4. Sotto tale profilo non appaiono adeguate, ancorché sostenute dal legislatore, soluzioni basate su una pluralità non ben definita di indici per la misurazione della rappresentatività sindacale o meccanismi di estensione dell’efficacia del contratto collettivo in riferimento a questo o a quell’istituto che non siano frutto di chiare e compiute scelte normative. Sicché non convince la prospettiva, delineata da Varesi, di un circoscritto intervento del legislatore per il recupero della nozione di sindacato comparativamente più rappresentativo, unitamente alla riproposizione di escamotages interpretativi, già tante volte e da tanti così non a caso denominati (come quello incentrato sull’art. 36 Cost. per garantire l’efficacia generale delle clausole concernente i minimi retributivi), prospettiva per entrambi gli aspetti radicata nel passato.
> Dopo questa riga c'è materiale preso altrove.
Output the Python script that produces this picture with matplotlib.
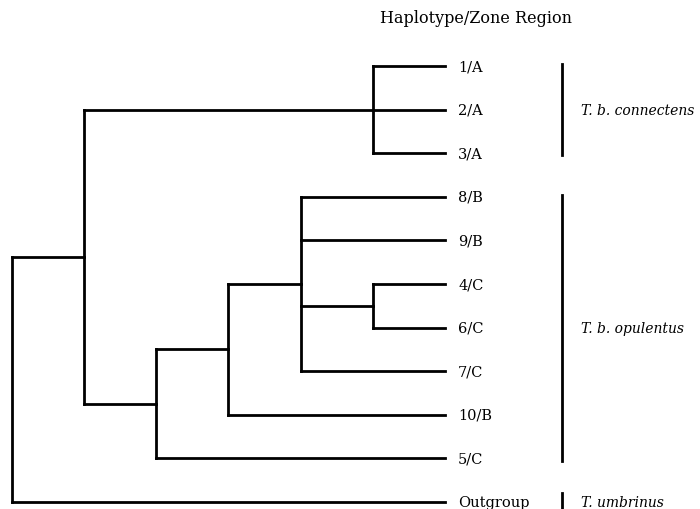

Mi è sembrato sempre poco fecondo considerare l’art. 39, seconda parte, Cost. una norma sostanzialmente da “disinnescare” piuttosto che un importante insieme di principi, regole ed esigenze ben avvertite già dai Padri costituenti.
Questi discorsi - si potrà osservare - si sentono ripetere da molto tempo. Non è una ragione sufficiente per tacerli, a mio avviso. A parte la permanente vigenza di una norma costituzionale - come tale meritevole della massima attenzione -, è da molto tempo che sentiamo anche chiedere condizioni strutturali più idonee per lo sviluppo economico e sociale del nostro Paese. Allora oggi è inevitabile tornare su tutto ciò, ancor più alla vigilia della ripartenza dopo la difficilissima emergenza pandemica. Una fase assai impegnativa e, al contempo, potenzialmente ricca di prospettive: che suggerisce e richiede un salto di qualità delle nostre relazioni sindacali e di lavoro, dalle indiscutibili proiezioni di carattere generale sui versanti, appunto, economico e sociale. Il silenzio, al riguardo, dell’ultima versione del Piano Nazionale di Ripresa e Resilienza - ricordatoci da Pellacani - se finanche comprensibile, considerando proprio le pluridecennali difficoltà della legge sulla rappresentatività sindacale a fronte del carattere stringente degli impegni europei, deve ancor più invitare a non tacere sulla questione, non foss’altro che per un’ineludibile attenzione alle responsabilità politico-istituzionali.
Nuove ragioni, dunque, invitano, ancora una volta, ad affrontare l’anomia del nostro diritto sindacale. L’autonomia collettiva, come sempre, è, sì, una strada obbligata, ma, da tempo ormai, necessita di essere integrata strutturalmente con le risorse normative dell’ordinamento statuale. Occorre ripeterlo perché occorre guardare avanti, con consapevolezza e convinzione, sulla base delle fruttuose esperienze che al passato appartengono.